→ **Exercise**:
Count the lines below that include the word "component" and write that number alone.
_ _ _ _ _
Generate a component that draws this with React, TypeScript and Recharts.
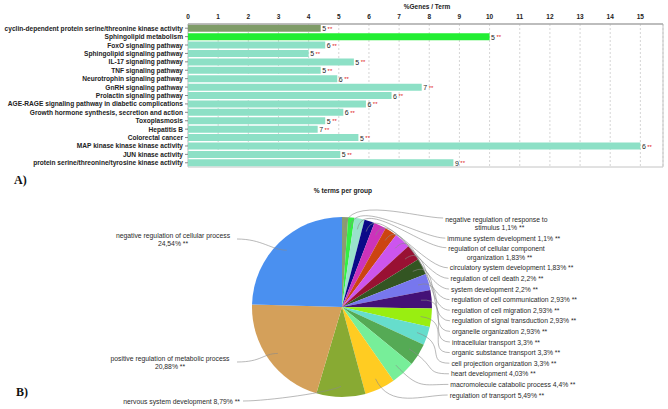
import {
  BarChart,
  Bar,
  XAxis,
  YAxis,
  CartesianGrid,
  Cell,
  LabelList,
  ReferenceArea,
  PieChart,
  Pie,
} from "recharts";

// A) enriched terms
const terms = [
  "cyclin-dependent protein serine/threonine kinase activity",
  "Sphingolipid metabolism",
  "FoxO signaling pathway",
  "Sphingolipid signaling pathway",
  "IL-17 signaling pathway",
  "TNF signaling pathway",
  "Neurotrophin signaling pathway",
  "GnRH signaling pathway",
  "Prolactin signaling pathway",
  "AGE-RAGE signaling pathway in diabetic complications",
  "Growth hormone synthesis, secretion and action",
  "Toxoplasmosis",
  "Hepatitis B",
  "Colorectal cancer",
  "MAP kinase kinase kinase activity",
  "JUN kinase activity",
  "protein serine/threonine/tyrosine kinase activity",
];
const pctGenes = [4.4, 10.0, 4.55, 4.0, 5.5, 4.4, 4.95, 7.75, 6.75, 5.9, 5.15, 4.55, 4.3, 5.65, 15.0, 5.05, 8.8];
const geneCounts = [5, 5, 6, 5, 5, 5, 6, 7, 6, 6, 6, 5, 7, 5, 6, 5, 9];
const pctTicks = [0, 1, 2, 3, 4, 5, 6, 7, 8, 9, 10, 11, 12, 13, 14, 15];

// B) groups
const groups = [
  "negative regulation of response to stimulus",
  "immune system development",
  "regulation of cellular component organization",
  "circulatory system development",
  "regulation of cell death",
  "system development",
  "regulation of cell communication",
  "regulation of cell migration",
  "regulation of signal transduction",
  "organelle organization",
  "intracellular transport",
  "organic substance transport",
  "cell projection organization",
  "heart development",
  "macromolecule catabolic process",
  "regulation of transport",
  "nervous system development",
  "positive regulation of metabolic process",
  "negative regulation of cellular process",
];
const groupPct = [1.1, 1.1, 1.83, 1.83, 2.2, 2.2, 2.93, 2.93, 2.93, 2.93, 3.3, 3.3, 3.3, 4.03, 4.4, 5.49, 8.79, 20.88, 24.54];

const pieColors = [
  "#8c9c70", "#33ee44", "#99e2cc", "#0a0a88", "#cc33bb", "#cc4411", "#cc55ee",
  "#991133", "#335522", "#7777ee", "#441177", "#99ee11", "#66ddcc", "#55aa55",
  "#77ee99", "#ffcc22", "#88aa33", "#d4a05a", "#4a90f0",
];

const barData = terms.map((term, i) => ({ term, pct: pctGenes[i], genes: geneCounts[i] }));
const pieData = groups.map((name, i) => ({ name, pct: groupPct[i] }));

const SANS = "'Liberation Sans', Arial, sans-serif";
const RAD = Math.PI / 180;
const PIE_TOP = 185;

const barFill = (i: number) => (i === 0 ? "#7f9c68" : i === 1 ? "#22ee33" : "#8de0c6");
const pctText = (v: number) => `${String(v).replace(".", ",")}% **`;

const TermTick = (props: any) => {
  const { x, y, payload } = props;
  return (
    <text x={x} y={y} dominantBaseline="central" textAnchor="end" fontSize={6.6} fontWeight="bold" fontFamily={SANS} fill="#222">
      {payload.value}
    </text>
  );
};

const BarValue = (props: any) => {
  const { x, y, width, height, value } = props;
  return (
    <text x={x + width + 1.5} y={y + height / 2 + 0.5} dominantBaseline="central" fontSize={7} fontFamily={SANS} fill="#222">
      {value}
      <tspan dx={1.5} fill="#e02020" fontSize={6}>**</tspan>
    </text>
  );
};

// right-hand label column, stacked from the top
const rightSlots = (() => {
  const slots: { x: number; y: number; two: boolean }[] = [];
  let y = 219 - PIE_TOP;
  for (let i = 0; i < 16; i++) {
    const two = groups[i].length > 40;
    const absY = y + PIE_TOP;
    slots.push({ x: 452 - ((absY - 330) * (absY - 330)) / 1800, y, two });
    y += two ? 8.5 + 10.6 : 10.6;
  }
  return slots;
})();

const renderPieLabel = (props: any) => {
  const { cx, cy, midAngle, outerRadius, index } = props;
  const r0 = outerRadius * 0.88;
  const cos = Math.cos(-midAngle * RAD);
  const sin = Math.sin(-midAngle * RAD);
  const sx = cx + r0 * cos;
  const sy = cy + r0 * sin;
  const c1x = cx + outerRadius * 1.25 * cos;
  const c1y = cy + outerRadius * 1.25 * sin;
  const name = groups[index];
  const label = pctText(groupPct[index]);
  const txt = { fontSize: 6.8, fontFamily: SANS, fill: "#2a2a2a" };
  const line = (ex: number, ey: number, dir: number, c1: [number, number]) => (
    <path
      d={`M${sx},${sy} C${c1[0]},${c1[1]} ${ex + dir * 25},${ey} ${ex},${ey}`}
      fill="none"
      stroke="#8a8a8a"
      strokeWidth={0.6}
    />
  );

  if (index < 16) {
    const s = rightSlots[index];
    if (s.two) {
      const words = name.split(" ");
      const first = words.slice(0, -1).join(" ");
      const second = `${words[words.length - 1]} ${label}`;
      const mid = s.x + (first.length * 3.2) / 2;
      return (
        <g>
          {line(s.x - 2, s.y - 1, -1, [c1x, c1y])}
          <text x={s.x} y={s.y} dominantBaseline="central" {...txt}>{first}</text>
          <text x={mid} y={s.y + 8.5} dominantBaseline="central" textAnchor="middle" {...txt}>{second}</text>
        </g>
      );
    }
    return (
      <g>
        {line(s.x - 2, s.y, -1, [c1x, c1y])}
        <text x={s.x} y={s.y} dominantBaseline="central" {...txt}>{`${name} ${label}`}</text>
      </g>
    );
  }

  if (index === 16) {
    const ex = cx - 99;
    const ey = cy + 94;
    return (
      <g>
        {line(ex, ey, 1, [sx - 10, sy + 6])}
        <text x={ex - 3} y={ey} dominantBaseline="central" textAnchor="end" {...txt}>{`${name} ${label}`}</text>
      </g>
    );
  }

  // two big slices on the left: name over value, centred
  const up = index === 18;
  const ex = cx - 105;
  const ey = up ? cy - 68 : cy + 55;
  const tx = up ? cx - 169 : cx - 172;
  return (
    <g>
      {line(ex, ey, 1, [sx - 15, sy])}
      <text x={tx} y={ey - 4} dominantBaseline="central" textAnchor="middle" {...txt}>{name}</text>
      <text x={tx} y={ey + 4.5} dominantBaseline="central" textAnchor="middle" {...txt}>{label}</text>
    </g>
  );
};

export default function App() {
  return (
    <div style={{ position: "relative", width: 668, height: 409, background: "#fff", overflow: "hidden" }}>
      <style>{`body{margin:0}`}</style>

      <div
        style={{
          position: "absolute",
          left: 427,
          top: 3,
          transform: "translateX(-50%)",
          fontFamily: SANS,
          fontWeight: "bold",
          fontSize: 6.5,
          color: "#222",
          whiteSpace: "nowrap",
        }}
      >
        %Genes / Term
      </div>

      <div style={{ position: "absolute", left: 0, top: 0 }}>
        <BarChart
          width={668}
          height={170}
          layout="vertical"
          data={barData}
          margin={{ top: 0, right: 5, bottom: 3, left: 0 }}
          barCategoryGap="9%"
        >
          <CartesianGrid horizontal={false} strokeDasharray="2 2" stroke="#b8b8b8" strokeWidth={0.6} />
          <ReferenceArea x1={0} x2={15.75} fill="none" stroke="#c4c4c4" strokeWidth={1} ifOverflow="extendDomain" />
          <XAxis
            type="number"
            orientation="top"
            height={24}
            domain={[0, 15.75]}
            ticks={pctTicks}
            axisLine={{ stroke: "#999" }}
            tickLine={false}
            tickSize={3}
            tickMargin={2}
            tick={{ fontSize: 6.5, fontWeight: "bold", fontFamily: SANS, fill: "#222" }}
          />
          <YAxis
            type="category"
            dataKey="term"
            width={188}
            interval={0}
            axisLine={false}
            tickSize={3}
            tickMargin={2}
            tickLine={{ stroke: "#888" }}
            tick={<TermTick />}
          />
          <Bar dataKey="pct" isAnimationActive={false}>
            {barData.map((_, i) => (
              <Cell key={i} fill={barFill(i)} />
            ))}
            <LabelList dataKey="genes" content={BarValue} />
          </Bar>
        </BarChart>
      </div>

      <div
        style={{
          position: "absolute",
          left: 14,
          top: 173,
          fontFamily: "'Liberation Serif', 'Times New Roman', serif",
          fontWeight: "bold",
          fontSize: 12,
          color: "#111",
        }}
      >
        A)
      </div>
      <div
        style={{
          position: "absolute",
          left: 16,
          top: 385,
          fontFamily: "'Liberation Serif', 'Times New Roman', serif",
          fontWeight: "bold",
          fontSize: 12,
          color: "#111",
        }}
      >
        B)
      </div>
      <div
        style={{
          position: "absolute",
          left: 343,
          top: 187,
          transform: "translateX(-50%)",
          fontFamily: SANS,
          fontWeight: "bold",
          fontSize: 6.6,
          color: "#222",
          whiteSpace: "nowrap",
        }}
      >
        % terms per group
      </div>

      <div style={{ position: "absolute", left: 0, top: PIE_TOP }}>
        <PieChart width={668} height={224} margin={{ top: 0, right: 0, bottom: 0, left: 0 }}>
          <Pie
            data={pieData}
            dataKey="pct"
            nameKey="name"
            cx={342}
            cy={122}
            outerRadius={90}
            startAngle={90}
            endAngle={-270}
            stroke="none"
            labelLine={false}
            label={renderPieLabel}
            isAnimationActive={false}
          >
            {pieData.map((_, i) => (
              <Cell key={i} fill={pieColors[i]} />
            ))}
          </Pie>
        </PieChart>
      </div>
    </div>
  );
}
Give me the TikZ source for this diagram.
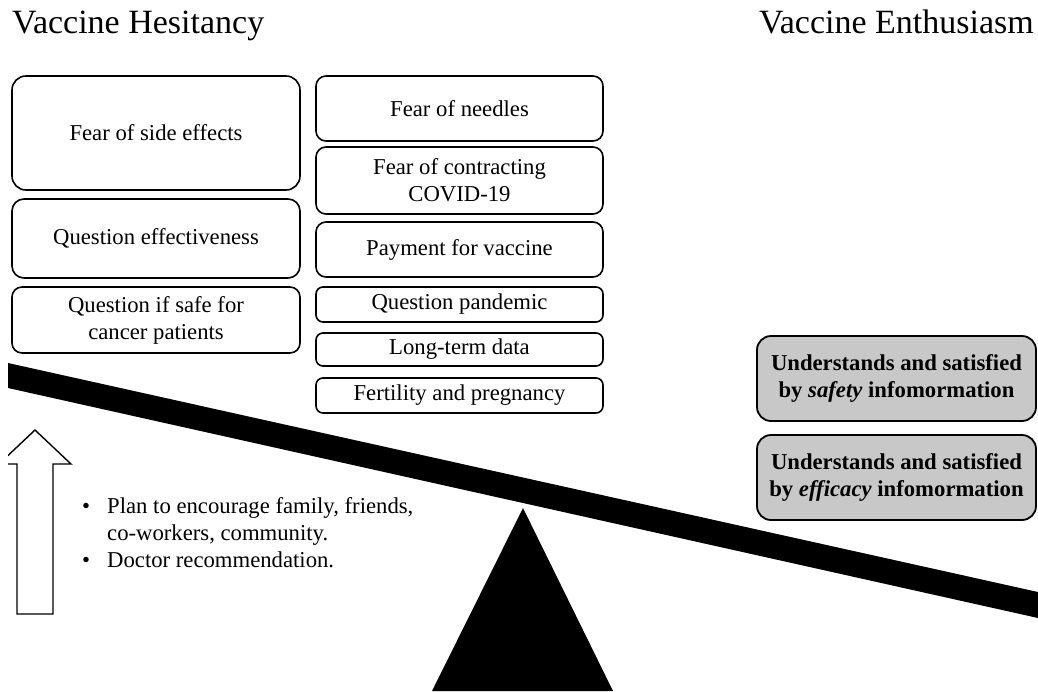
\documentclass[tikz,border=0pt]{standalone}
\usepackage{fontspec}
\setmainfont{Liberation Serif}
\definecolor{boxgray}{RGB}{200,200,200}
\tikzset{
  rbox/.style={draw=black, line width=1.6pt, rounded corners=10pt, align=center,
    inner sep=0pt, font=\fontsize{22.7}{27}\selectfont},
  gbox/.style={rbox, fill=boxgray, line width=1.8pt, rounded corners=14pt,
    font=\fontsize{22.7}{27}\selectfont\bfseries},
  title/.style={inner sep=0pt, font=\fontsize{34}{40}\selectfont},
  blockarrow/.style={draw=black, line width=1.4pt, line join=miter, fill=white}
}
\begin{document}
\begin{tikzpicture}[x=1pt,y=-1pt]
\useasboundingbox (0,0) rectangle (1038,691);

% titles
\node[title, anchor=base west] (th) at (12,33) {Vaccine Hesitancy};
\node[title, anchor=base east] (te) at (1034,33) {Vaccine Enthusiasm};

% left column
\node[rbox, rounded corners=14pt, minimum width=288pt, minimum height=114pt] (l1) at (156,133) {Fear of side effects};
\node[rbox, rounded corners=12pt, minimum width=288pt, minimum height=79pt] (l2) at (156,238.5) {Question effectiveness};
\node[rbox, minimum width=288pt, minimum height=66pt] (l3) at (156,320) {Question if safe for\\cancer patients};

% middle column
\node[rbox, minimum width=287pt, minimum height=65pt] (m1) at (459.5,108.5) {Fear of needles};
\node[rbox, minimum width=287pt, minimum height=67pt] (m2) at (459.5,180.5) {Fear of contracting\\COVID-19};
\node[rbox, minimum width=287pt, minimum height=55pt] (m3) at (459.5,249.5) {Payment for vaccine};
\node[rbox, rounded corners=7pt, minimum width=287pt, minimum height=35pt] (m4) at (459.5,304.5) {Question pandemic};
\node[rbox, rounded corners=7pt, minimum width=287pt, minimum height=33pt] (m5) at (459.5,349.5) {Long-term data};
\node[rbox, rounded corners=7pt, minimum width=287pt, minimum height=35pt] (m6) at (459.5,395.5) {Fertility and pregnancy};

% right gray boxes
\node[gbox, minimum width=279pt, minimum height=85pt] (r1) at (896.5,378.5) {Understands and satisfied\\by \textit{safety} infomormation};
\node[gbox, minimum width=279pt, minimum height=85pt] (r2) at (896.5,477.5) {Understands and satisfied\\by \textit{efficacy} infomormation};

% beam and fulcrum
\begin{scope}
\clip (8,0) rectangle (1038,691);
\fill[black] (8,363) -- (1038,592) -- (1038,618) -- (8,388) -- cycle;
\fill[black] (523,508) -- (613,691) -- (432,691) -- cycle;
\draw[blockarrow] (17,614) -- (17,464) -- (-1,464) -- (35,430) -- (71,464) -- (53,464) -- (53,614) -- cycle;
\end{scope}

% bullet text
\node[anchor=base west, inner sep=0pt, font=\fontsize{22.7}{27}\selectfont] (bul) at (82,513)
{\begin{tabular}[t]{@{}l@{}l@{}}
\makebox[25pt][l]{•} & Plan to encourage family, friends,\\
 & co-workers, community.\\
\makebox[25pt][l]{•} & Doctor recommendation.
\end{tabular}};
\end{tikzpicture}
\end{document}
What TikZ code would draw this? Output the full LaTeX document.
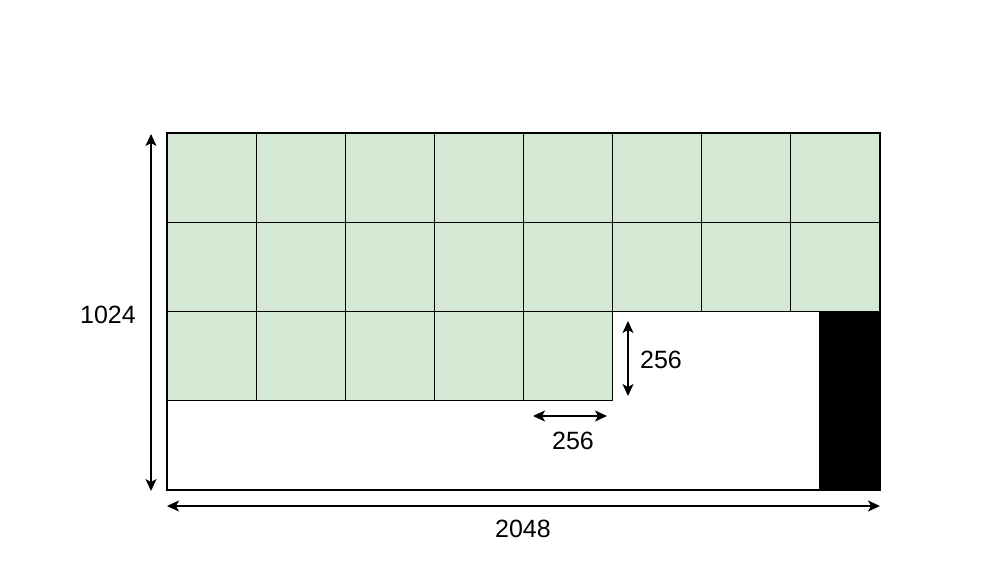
_ _ _ _ _
→ **Expected answer**:
2